**TASK TO COMPLETE:**
Skip all pictures, then copy the lines from the start of the data through the line with "observers = ['Laurent", keeping both ends.
* * * * * * * * *
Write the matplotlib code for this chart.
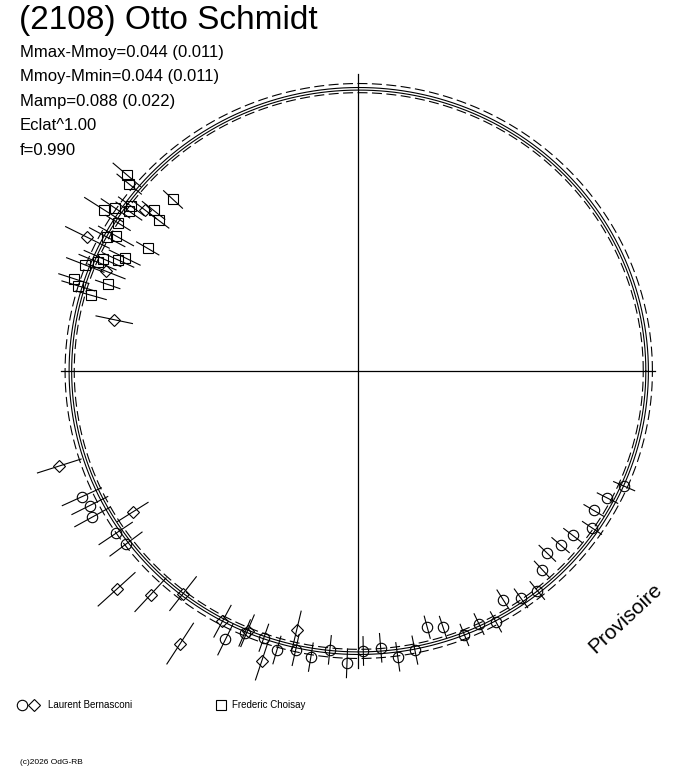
import numpy as np
import matplotlib
matplotlib.use('Agg')
import matplotlib.pyplot as plt

plt.rcParams['font.family'] = ['Liberation Sans', 'DejaVu Sans']

W, H = 688, 768
CX, CY = 358, 371   # pole of the diagram, pixels from top-left
SCALE = 286         # pixels for a relative brightness of 1
R_AXIS = 297 / SCALE

title = '(2108) Otto Schmidt'
stats = ['Mmax-Mmoy=0.044 (0.011)', 'Mmoy-Mmin=0.044 (0.011)',
         'Mamp=0.088 (0.022)', 'Eclat^1.00', 'f=0.990']
observers = ['Laurent Bernasconi', 'Frederic Choisay']

# fourier fit of the relative brightness vs phase
fit_mean = 1.0
fit_cos = [0.0026, 0.0108]
fit_sin = [0.0, 0.0]
fit_sigma = 0.016
fit_shift = [0.002, -0.007]   # the two solid curves

# Laurent Bernasconi, session 1 (circles)
lb1_phase = [0.568, 0.574, 0.580, 0.594, 0.602, 0.677, 0.685, 0.696, 0.705, 0.715,
             0.724, 0.734, 0.744, 0.753, 0.763, 0.772, 0.782, 0.792, 0.801, 0.811,
             0.821, 0.830, 0.840, 0.849, 0.859, 0.869, 0.878, 0.887, 0.896, 0.906,
             0.915, 0.925, 0.935]
lb1_flux = [1.061, 1.049, 1.060, 1.020, 1.012, 1.047, 0.998, 0.989, 1.016, 1.000,
            1.014, 0.980, 1.023, 0.979, 0.971, 1.009, 0.996, 0.928, 0.944, 0.995,
            0.981, 1.001, 0.947, 0.978, 0.991, 0.947, 0.919, 0.934, 0.946, 0.985,
            0.958, 0.979, 1.014]
lb1_err = [0.075, 0.070, 0.070, 0.070, 0.070, 0.060, 0.050, 0.050, 0.050, 0.055,
           0.050, 0.050, 0.050, 0.050, 0.050, 0.050, 0.050, 0.040, 0.040, 0.040,
           0.040, 0.040, 0.040, 0.040, 0.040, 0.040, 0.040, 0.040, 0.040, 0.040,
           0.040, 0.040, 0.040]

# Laurent Bernasconi, session 2 (diamonds)
lb2_phase = [0.427, 0.397, 0.440, 0.467, 0.549, 0.589, 0.617, 0.631, 0.644, 0.658,
             0.671, 0.686, 0.699, 0.713]
lb2_flux = [1.055, 0.934, 0.946, 0.871, 1.096, 0.929, 1.138, 1.067, 0.990, 1.138,
            0.995, 0.987, 1.068, 0.931]
lb2_err = [0.085, 0.050, 0.070, 0.065, 0.080, 0.063, 0.087, 0.080, 0.075, 0.085,
           0.063, 0.060, 0.070, 0.068]

# Frederic Choisay (squares)
fc_phase = [0.388, 0.391, 0.381, 0.410, 0.406, 0.400, 0.403, 0.394, 0.397, 0.412,
            0.422, 0.419, 0.416, 0.428, 0.431, 0.434, 0.437, 0.441, 0.450, 0.453,
            0.447, 0.456]
fc_flux = [1.060, 1.033, 0.882, 1.052, 1.021, 0.980, 0.977, 0.909, 0.874, 0.986,
           0.994, 0.969, 0.851, 0.907, 0.924, 0.976, 0.987, 1.023, 1.045, 1.022,
           0.926, 0.970]
fc_err = [0.063, 0.055, 0.045, 0.080, 0.060, 0.055, 0.055, 0.050, 0.045, 0.050,
          0.070, 0.070, 0.045, 0.060, 0.060, 0.070, 0.070, 0.070, 0.055, 0.060,
          0.045, 0.055]


def polar(phase, r):
    th = 2 * np.pi * np.asarray(phase)
    r = np.asarray(r)
    return r * np.cos(th), r * np.sin(th)


def fit(phase):
    th = 2 * np.pi * phase
    r = np.full_like(th, fit_mean)
    for k, (a, b) in enumerate(zip(fit_cos, fit_sin), start=1):
        r += a * np.cos(k * th) + b * np.sin(k * th)
    return r


def points(ax, phase, flux, err, marker, ms):
    phase = np.asarray(phase)
    flux = np.asarray(flux)
    err = np.asarray(err)
    for p, f, e in zip(phase, flux, err):
        x, y = polar([p, p], [f - e, f + e])
        ax.plot(x, y, color='black', lw=0.8, clip_on=False)
    x, y = polar(phase, flux)
    ax.plot(x, y, ls='none', marker=marker, ms=ms, mfc='none', mec='black',
            mew=0.8, clip_on=False)


fig = plt.figure(figsize=(W / 100, H / 100), dpi=100)
ax = fig.add_axes([0, 0, 1, 1])
ax.set_xlim(-CX / SCALE, (W - CX) / SCALE)
ax.set_ylim(-(H - CY) / SCALE, CY / SCALE)
ax.axis('off')

# cross through the pole
ax.plot([-R_AXIS, R_AXIS], [0, 0], color='black', lw=0.9)
ax.plot([0, 0], [-R_AXIS, R_AXIS], color='black', lw=0.9)

ph = np.linspace(0, 1, 721)
base = fit(ph)
for s in fit_shift:
    x, y = polar(ph, base + s)
    ax.plot(x, y, color='black', lw=0.8)
for s in (-fit_sigma, fit_sigma):
    x, y = polar(ph, base + s)
    ax.plot(x, y, color='black', lw=0.8, ls=(0, (9, 4)))

points(ax, lb1_phase, lb1_flux, lb1_err, 'o', 7.5)
points(ax, lb2_phase, lb2_flux, lb2_err, 'D', 6.5)
points(ax, fc_phase, fc_flux, fc_err, 's', 7)

# texts
def fx(px):
    return px / W


def fy(py):
    return 1 - py / H


fig.text(fx(19), fy(21), title, fontsize=24, va='center', ha='left')
for i, s in enumerate(stats):
    fig.text(fx(20), fy(52 + i * 24.6), s, fontsize=12, va='center', ha='left')

fig.text(fx(625), fy(618), 'Provisoire', fontsize=15, rotation=43,
         ha='center', va='center', rotation_mode='anchor')

# legend
leg_y = fy(705)
ax.plot([fx(22)], [leg_y], marker='o', ms=7.5, mfc='none', mec='black', mew=0.8,
        transform=fig.transFigure, clip_on=False)
ax.plot([fx(34)], [leg_y], marker='D', ms=6.5, mfc='none', mec='black', mew=0.8,
        transform=fig.transFigure, clip_on=False)
fig.text(fx(48), leg_y, observers[0], fontsize=7, va='center', ha='left')
ax.plot([fx(221)], [leg_y], marker='s', ms=6.5, mfc='none', mec='black', mew=0.8,
        transform=fig.transFigure, clip_on=False)
fig.text(fx(232), leg_y, observers[1], fontsize=7, va='center', ha='left')

fig.text(fx(20), fy(763), '(c)2026 OdG-RB', fontsize=6, va='center', ha='left')

fig.savefig('out.png', dpi=100)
* * * * * * * * *
**CORRECT RESULT:**
Write the matplotlib code for this chart.
import numpy as np
import matplotlib
matplotlib.use('Agg')
import matplotlib.pyplot as plt

plt.rcParams['font.family'] = ['Liberation Sans', 'DejaVu Sans']

W, H = 688, 768
CX, CY = 358, 371   # pole of the diagram, pixels from top-left
SCALE = 286         # pixels for a relative brightness of 1
R_AXIS = 297 / SCALE

title = '(2108) Otto Schmidt'
stats = ['Mmax-Mmoy=0.044 (0.011)', 'Mmoy-Mmin=0.044 (0.011)',
         'Mamp=0.088 (0.022)', 'Eclat^1.00', 'f=0.990']
observers = ['Laurent Bernasconi', 'Frederic Choisay']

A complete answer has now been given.